Wait, P. Craig Russell Illustrated Jack London?
Jack London, legendary author and Robert E. Howard’s literary idol, would have celebrated his one hundred and forty-seventh birthday today. That’s as good an excuse as any to take a quick look at his underappreciated short stories written within the SFF genre.
For those just vaguely aware of London's work, Call of the Wild and White Fang might come to mind. Both of those are novels. With a gun to their head, such persons could, just maybe, name "To Build a Fire", Jack's most famous short story. What is known to just a relative few is that Jack London was a gifted and pioneering writer of science fiction and fantasy. Click here to check out London's ISFDB entry. Four novels. Scroll down to 'Short Stories' and there are over thirty tales by London considered to be SF or fantasy.
As author and historian, Dale L. Walker, once noted:
“London's true métier was the short story. (...) London's true genius lay in the short form, 7,500 words and under, where the flood of images in his teeming brain and the innate power of his narrative gift were at once constrained and freed.”
In the 'Collections' category is Selected Science Fiction & Fantasy Stories (1979), featuring a handful of SFF tales by London. The publisher was Fictioneer Books, a small press headed by comics author/pulp scholar, David Anthony Kraft. Kraft's selections are good, but there aren't very many of them.
What most interests me is the fact that--apparently--P.Craig Russell did the cover and at least one interior illustration. I must admit that the cover is pretty underwhelming. However, I have higher hopes for the interior illo(s). In my opinion, 1973-1983 was Russell's best period. After that, he got a little more ethereal and stylized. Still excellent, but not as much in my wheelhouse. Style-wise, something like this splash page from Amazing Adventures #39 is roughly what I'm hoping to find in the London collection.
However, no way am I gonna hand over hard-earned pazoors to buy a book with a boring cover and maybe one PCR illustration. If any DMR readers out there are familiar with this edition, feel free to let me know in the comments or contact me via the 'Contact' button at the far upper right of this page.
If the collection above isn't the place to start, where should someone begin their journey of discovering Jack London's SFF tales? For quality one-stop shopping, I recommend Fantastic Tales (1998) from the University of Nebraska Press. This would appear to be part of the opening salvo from the new editor at the time which quickly led to the ‘Bison Frontiers of Imagination’ imprint. That editor unleashed a flood of pulp-centric reprints for well over a decade, featuring numerous editions from Edgar Rice Burroughs, Harold Lamb, Jules Verne and Before Adam from Jack London.

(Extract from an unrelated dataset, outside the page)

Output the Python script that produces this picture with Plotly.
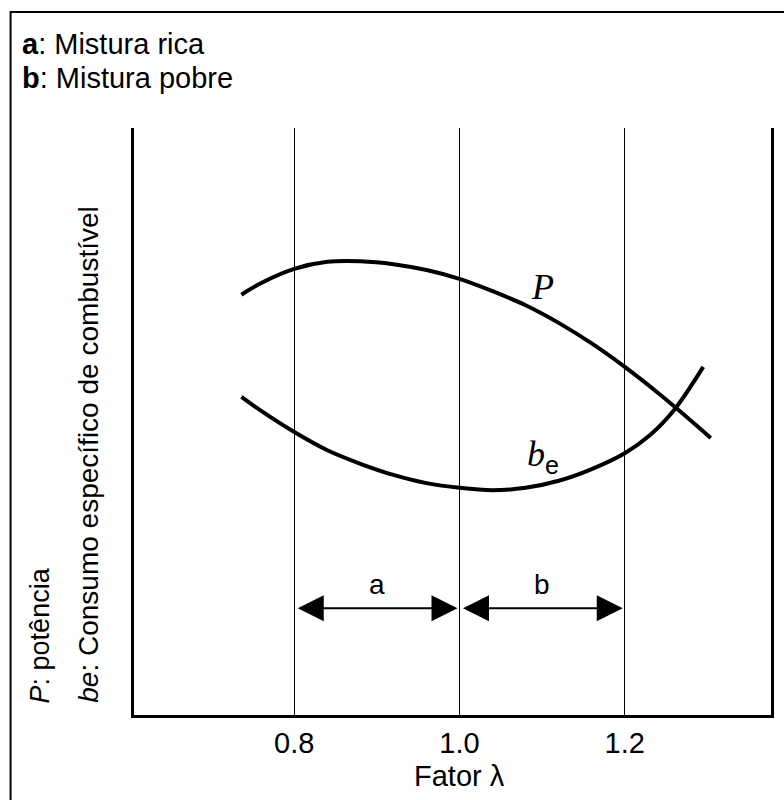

There was a changing of the guard sometime around 2015 and now the University of Nebraska publishes the same intersectional stuff, written in bafflegarble, that nearly all other academic presses indulge in. A damned shame. I hope the previous editor is doing well.
That UNP collection is well-done, but it's nowhere near comprehensive. For that, you need to turn to Leonaur Ltd., a UK company I've grown fond of over the past fifteen years. Their focus/specialty is quality Public Domain reprints and they do a fine job of it, in my opinion. Their three-volume series, 'The Collected Science Fiction and Fantasy of Jack London', delivers the goods. They might have missed one or two short stories--at most--but they also include the important, proto-Howardian novels like The Star-Rover and Before Adam. All three volumes add up to just over one thousand pages.
So, there ya go. My two debased shekels' worth of opinions. Get out there and read some Jack London.
A final, value-added DMR factoid: the legendary actor, Peter O'Toole, was a staunch fan of Jack London. He always mentioned London as his favorite author.